Selain itu, Khudori menyoroti faktor insentif ekonomi petani tebu. Dominasi lahan tebu milik petani membuat keberhasilan swasembada sangat ditentukan oleh harga dan kepastian serapan.
Ia mengingatkan pengalaman 2025, ketika gula petani menumpuk berbulan-bulan tanpa pembeli akibat lambatnya intervensi pemerintah.
Persoalan lain adalah target bongkar raton seluas 100 ribu hektare pada 2026. Hingga akhir Desember 2025, realisasinya di Jawa Timur masih jauh dari target.
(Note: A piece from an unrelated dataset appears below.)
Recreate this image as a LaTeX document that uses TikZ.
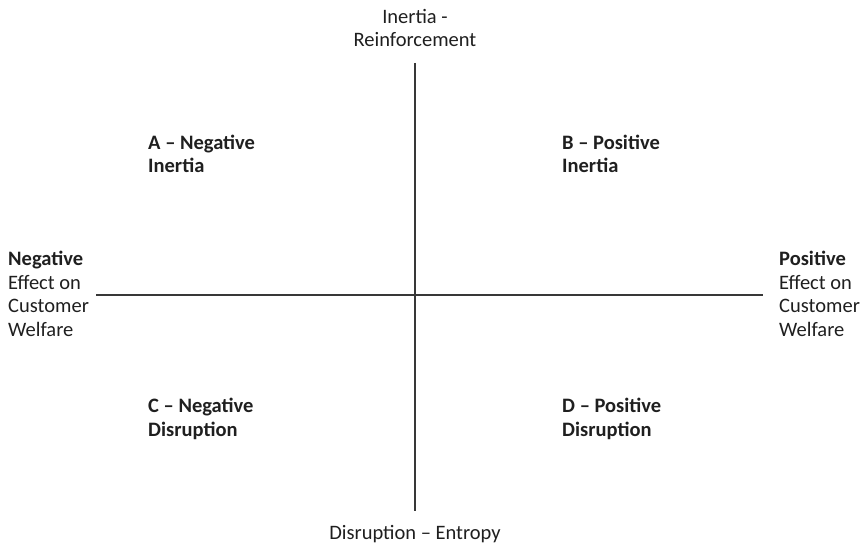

Ketersediaan bibit dan kesiapan teknis dinilai menjadi tantangan utama.
Khudori juga menyoroti perbedaan data konsumsi gula antara pemerintah dan Jurnal GULA. Perbedaan ini berdampak pada keputusan tidak melakukan impor gula konsumsi pada 2026.
Menurutnya, kebijakan tersebut berisiko memicu gejolak harga pada pertengahan tahun ketika stok menipis dan produksi domestik belum sepenuhnya masuk pasar.
“Jangan sampai terlalu bersemangat mengejar swasembada, lalu keputusan tidak impor justru membawa petaka,” ujarnya.